--- AIM ---
Would you repeat the listing exactly but omit every picture?

--- RECORDED INFORMATION ---

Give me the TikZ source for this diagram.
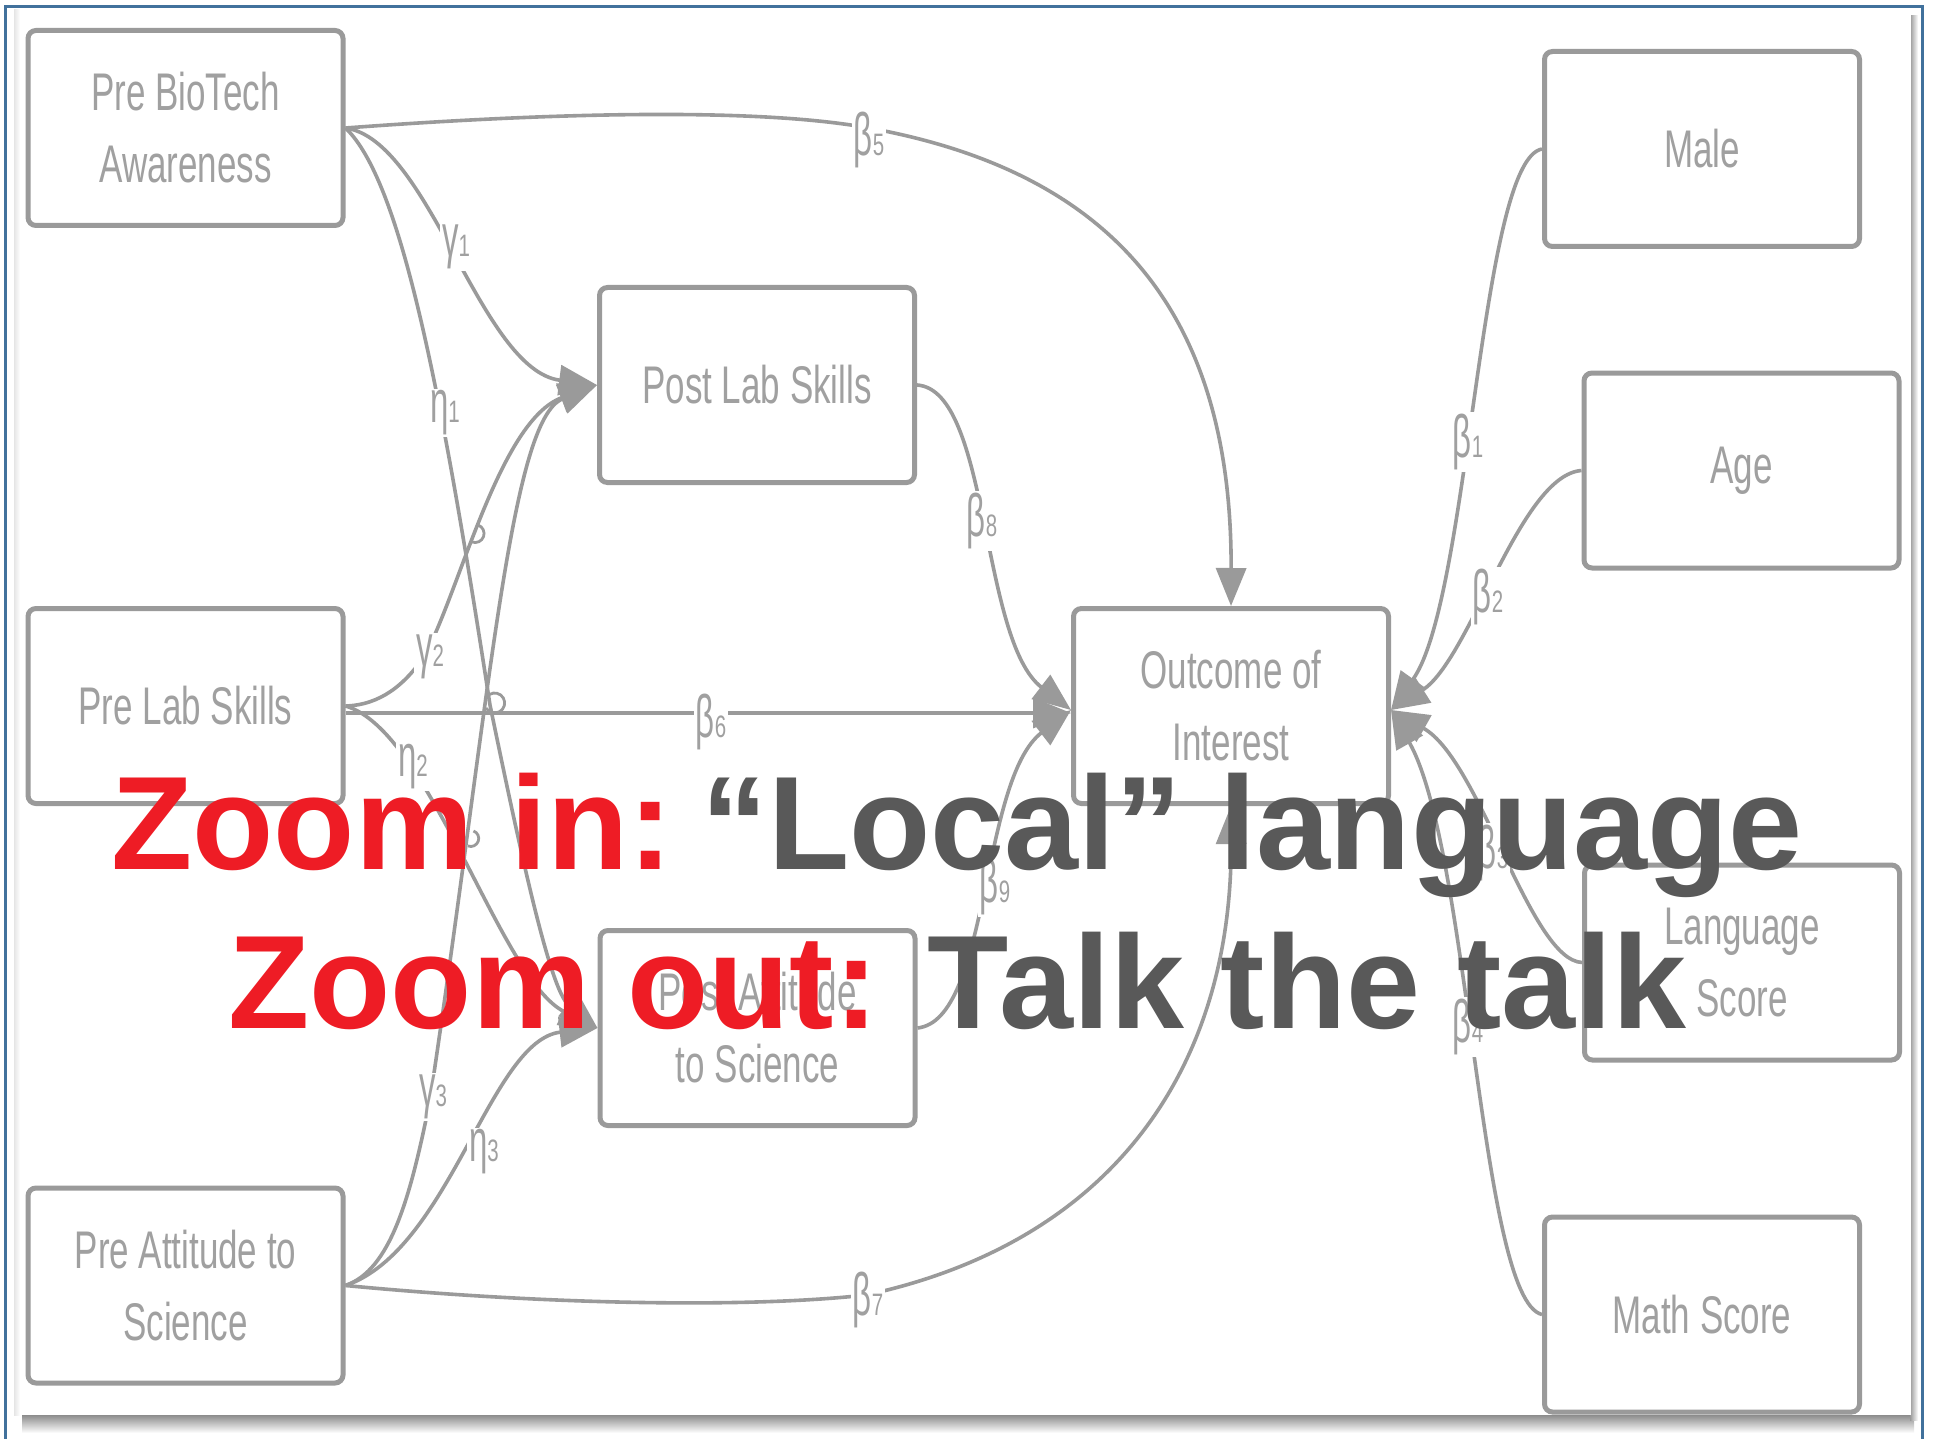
\documentclass[tikz,border=0pt]{standalone}
\usepackage{fontspec}
\setmainfont{Liberation Sans}
\newfontfamily\boxfont{Liberation Sans}[FakeStretch=0.66]
\newfontfamily\lblfont{Liberation Sans}[FakeStretch=0.55]
\usetikzlibrary{arrows.meta}
\definecolor{dg}{HTML}{9A9A9A}
\definecolor{dtext}{HTML}{A0A0A0}
\definecolor{zred}{HTML}{EE1C25}
\definecolor{zgray}{HTML}{595959}
\definecolor{frameblue}{HTML}{41719C}
\newcommand{\gl}[2]{{\fontsize{30}{30}\selectfont #1}{\boxfont\fontsize{15.5}{16}\selectfont #2}}
\begin{document}
\begin{tikzpicture}[x=0.5pt,y=-0.5pt,
  box/.style={draw=dg, fill=white, line width=2.5pt, rounded corners=4pt,
    minimum width=157.5pt, minimum height=97.5pt, inner sep=0pt, align=center,
    text=dtext, font=\boxfont\fontsize{26.5}{36}\selectfont},
  edge/.style={draw=dg, line width=1.8pt},
  arr/.style={edge, -{Triangle[length=19pt,width=15pt]}},
  hop/.style={draw=dg, line width=1.4pt},
  lbl/.style={fill=white, inner sep=1pt, text=dtext, font=\lblfont},
  big/.style={anchor=base west, inner sep=0pt, font=\bfseries\fontsize{66.5}{70}\selectfont}
]
\useasboundingbox (0,0) rectangle (1933,1439);
% panel and shadow
\shade[top color=black!50, bottom color=white] (22,1413) rectangle (1914,1433);
\shade[left color=black!40, right color=white] (1910,16) rectangle (1918,1420);
\fill[white] (16,10) rectangle (1911,1415);
\shade[left color=black!10, right color=white] (14,10) rectangle (20,1415);
\draw[frameblue, line width=1.5pt] (5,1439) -- (5,7) -- (1922,7) -- (1922,1439);

% boxes
\node[box] (pba) at (185.5,128) {Pre BioTech\\Awareness};
\node[box] (pls) at (185.5,706) {Pre Lab Skills};
\node[box] (pas) at (185.5,1285.5) {Pre Attitude to\\Science};
\node[box] (pol) at (757,385) {Post Lab Skills};
\node[box] (poa) at (757.5,1028) {Post Attitude\\to Science};
\node[box] (out) at (1231,706) {Outcome of\\Interest};
\node[box] (male) at (1702,149) {Male};
\node[box] (age) at (1741.5,470.5) {Age};
\node[box] (lang) at (1742,962.5) {Language\\Score};
\node[box] (math) at (1702,1314.5) {Math Score};

% edges
\draw[arr] (pba.east) .. controls (560,112) and (760,108) .. (869,128) .. controls (1100,170) and (1232,300) .. (out.north);
\draw[arr] (pba.east) .. controls (430,140) and (480,370) .. (pol.west);
\draw[arr] (pba.east) .. controls (400,180) and (440,380) .. (490,705) .. controls (520,850) and (550,990) .. (poa.west);
\draw[arr] (pls.east) .. controls (380,705) and (405,685) .. (425,655) .. controls (460,590) and (500,420) .. (pol.west);
\draw[arr] ([yshift=-3.5pt]pls.east) -- ([yshift=-3.5pt]out.west);
\draw[arr] (pls.east) .. controls (430,730) and (500,980) .. (poa.west);
\draw[arr] (pas.east) .. controls (390,1270) and (410,1200) .. (430,1100) .. controls (490,700) and (510,420) .. (pol.west);
\draw[arr] (pas.east) .. controls (450,1250) and (490,1040) .. (poa.west);
\draw[arr] (pas.east) .. controls (550,1305) and (750,1308) .. (866,1295) .. controls (1120,1240) and (1232,1060) .. (out.south);
\draw[arr] (pol.east) .. controls (990,390) and (980,640) .. ([yshift=-2pt]out.west);
\draw[arr] (poa.east) .. controls (990,1020) and (980,780) .. ([yshift=-2pt]out.west);
\draw[arr] (male.west) .. controls (1480,160) and (1470,600) .. ([yshift=-2pt]out.east);
\draw[arr] (age.west) .. controls (1520,475) and (1470,660) .. ([yshift=-2pt]out.east);
\draw[arr] (lang.west) .. controls (1530,960) and (1480,760) .. ([yshift=-2pt]out.east);
\draw[arr] (math.west) .. controls (1480,1300) and (1470,850) .. ([yshift=-2pt]out.east);

% line hops at crossings
\draw[hop] (472,542) arc[start angle=110, end angle=-70, radius=9];
\draw[hop] (486,708) arc[start angle=150, end angle=-150, radius=10];
\draw[hop] (468,846) arc[start angle=110, end angle=-70, radius=8];

% labels
\node[lbl] (b5) at (869,140) {\gl{β}{5}};
\node[lbl] (g1) at (456,247) {\gl{γ}{1}};
\node[lbl] (h1) at (445,413) {\gl{η}{1}};
\node[lbl] (g2) at (430,657) {\gl{γ}{2}};
\node[lbl] (h2) at (413,767) {\gl{η}{2}};
\node[lbl] (b6) at (711,722) {\gl{β}{6}};
\node[lbl] (g3) at (433,1097) {\gl{γ}{3}};
\node[lbl] (h3) at (484,1152) {\gl{η}{3}};
\node[lbl] (b7) at (868,1300) {\gl{β}{7}};
\node[lbl] (b8) at (982,521) {\gl{β}{8}};
\node[lbl] (b9) at (995,887) {\gl{β}{9}};
\node[lbl] (b1) at (1468,442) {\gl{β}{1}};
\node[lbl] (b2) at (1488,597) {\gl{β}{2}};
\node[lbl] (b3) at (1493,853) {\gl{β}{3}};
\node[lbl] (b4) at (1468,1027) {\gl{β}{4}};

% overlay text
\node[big, text=zred] (l1) at (111,869) {Zoom in:\hspace{14.5pt}\textcolor{zgray}{“Local” language}};
\node[big, text=zred] (l2) at (228,1028) {Zoom out: \textcolor{zgray}{Talk the talk}};
\end{tikzpicture}
\end{document}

--- RESPONSE TO THE TASK ---
Give me the TikZ source for this diagram.
\documentclass[tikz,border=0pt]{standalone}
\usepackage{fontspec}
\setmainfont{Liberation Sans}
\newfontfamily\boxfont{Liberation Sans}[FakeStretch=0.66]
\newfontfamily\lblfont{Liberation Sans}[FakeStretch=0.55]
\usetikzlibrary{arrows.meta}
\definecolor{dg}{HTML}{9A9A9A}
\definecolor{dtext}{HTML}{A0A0A0}
\definecolor{zred}{HTML}{EE1C25}
\definecolor{zgray}{HTML}{595959}
\definecolor{frameblue}{HTML}{41719C}
\newcommand{\gl}[2]{{\fontsize{30}{30}\selectfont #1}{\boxfont\fontsize{15.5}{16}\selectfont #2}}
\begin{document}
\begin{tikzpicture}[x=0.5pt,y=-0.5pt,
  box/.style={draw=dg, fill=white, line width=2.5pt, rounded corners=4pt,
    minimum width=157.5pt, minimum height=97.5pt, inner sep=0pt, align=center,
    text=dtext, font=\boxfont\fontsize{26.5}{36}\selectfont},
  edge/.style={draw=dg, line width=1.8pt},
  arr/.style={edge, -{Triangle[length=19pt,width=15pt]}},
  hop/.style={draw=dg, line width=1.4pt},
  lbl/.style={fill=white, inner sep=1pt, text=dtext, font=\lblfont},
  big/.style={anchor=base west, inner sep=0pt, font=\bfseries\fontsize{66.5}{70}\selectfont}
]
\useasboundingbox (0,0) rectangle (1933,1439);
% panel and shadow
\shade[top color=black!50, bottom color=white] (22,1413) rectangle (1914,1433);
\shade[left color=black!40, right color=white] (1910,16) rectangle (1918,1420);
\fill[white] (16,10) rectangle (1911,1415);
\shade[left color=black!10, right color=white] (14,10) rectangle (20,1415);
\draw[frameblue, line width=1.5pt] (5,1439) -- (5,7) -- (1922,7) -- (1922,1439);

% boxes
\node[box] (pba) at (185.5,128) {Pre BioTech\\Awareness};
\node[box] (pls) at (185.5,706) {Pre Lab Skills};
\node[box] (pas) at (185.5,1285.5) {Pre Attitude to\\Science};
\node[box] (pol) at (757,385) {Post Lab Skills};
\node[box] (poa) at (757.5,1028) {Post Attitude\\to Science};
\node[box] (out) at (1231,706) {Outcome of\\Interest};
\node[box] (male) at (1702,149) {Male};
\node[box] (age) at (1741.5,470.5) {Age};
\node[box] (lang) at (1742,962.5) {Language\\Score};
\node[box] (math) at (1702,1314.5) {Math Score};

% edges
\draw[arr] (pba.east) .. controls (560,112) and (760,108) .. (869,128) .. controls (1100,170) and (1232,300) .. (out.north);
\draw[arr] (pba.east) .. controls (430,140) and (480,370) .. (pol.west);
\draw[arr] (pba.east) .. controls (400,180) and (440,380) .. (490,705) .. controls (520,850) and (550,990) .. (poa.west);
\draw[arr] (pls.east) .. controls (380,705) and (405,685) .. (425,655) .. controls (460,590) and (500,420) .. (pol.west);
\draw[arr] ([yshift=-3.5pt]pls.east) -- ([yshift=-3.5pt]out.west);
\draw[arr] (pls.east) .. controls (430,730) and (500,980) .. (poa.west);
\draw[arr] (pas.east) .. controls (390,1270) and (410,1200) .. (430,1100) .. controls (490,700) and (510,420) .. (pol.west);
\draw[arr] (pas.east) .. controls (450,1250) and (490,1040) .. (poa.west);
\draw[arr] (pas.east) .. controls (550,1305) and (750,1308) .. (866,1295) .. controls (1120,1240) and (1232,1060) .. (out.south);
\draw[arr] (pol.east) .. controls (990,390) and (980,640) .. ([yshift=-2pt]out.west);
\draw[arr] (poa.east) .. controls (990,1020) and (980,780) .. ([yshift=-2pt]out.west);
\draw[arr] (male.west) .. controls (1480,160) and (1470,600) .. ([yshift=-2pt]out.east);
\draw[arr] (age.west) .. controls (1520,475) and (1470,660) .. ([yshift=-2pt]out.east);
\draw[arr] (lang.west) .. controls (1530,960) and (1480,760) .. ([yshift=-2pt]out.east);
\draw[arr] (math.west) .. controls (1480,1300) and (1470,850) .. ([yshift=-2pt]out.east);

% line hops at crossings
\draw[hop] (472,542) arc[start angle=110, end angle=-70, radius=9];
\draw[hop] (486,708) arc[start angle=150, end angle=-150, radius=10];
\draw[hop] (468,846) arc[start angle=110, end angle=-70, radius=8];

% labels
\node[lbl] (b5) at (869,140) {\gl{β}{5}};
\node[lbl] (g1) at (456,247) {\gl{γ}{1}};
\node[lbl] (h1) at (445,413) {\gl{η}{1}};
\node[lbl] (g2) at (430,657) {\gl{γ}{2}};
\node[lbl] (h2) at (413,767) {\gl{η}{2}};
\node[lbl] (b6) at (711,722) {\gl{β}{6}};
\node[lbl] (g3) at (433,1097) {\gl{γ}{3}};
\node[lbl] (h3) at (484,1152) {\gl{η}{3}};
\node[lbl] (b7) at (868,1300) {\gl{β}{7}};
\node[lbl] (b8) at (982,521) {\gl{β}{8}};
\node[lbl] (b9) at (995,887) {\gl{β}{9}};
\node[lbl] (b1) at (1468,442) {\gl{β}{1}};
\node[lbl] (b2) at (1488,597) {\gl{β}{2}};
\node[lbl] (b3) at (1493,853) {\gl{β}{3}};
\node[lbl] (b4) at (1468,1027) {\gl{β}{4}};

% overlay text
\node[big, text=zred] (l1) at (111,869) {Zoom in:\hspace{14.5pt}\textcolor{zgray}{“Local” language}};
\node[big, text=zred] (l2) at (228,1028) {Zoom out: \textcolor{zgray}{Talk the talk}};
\end{tikzpicture}
\end{document}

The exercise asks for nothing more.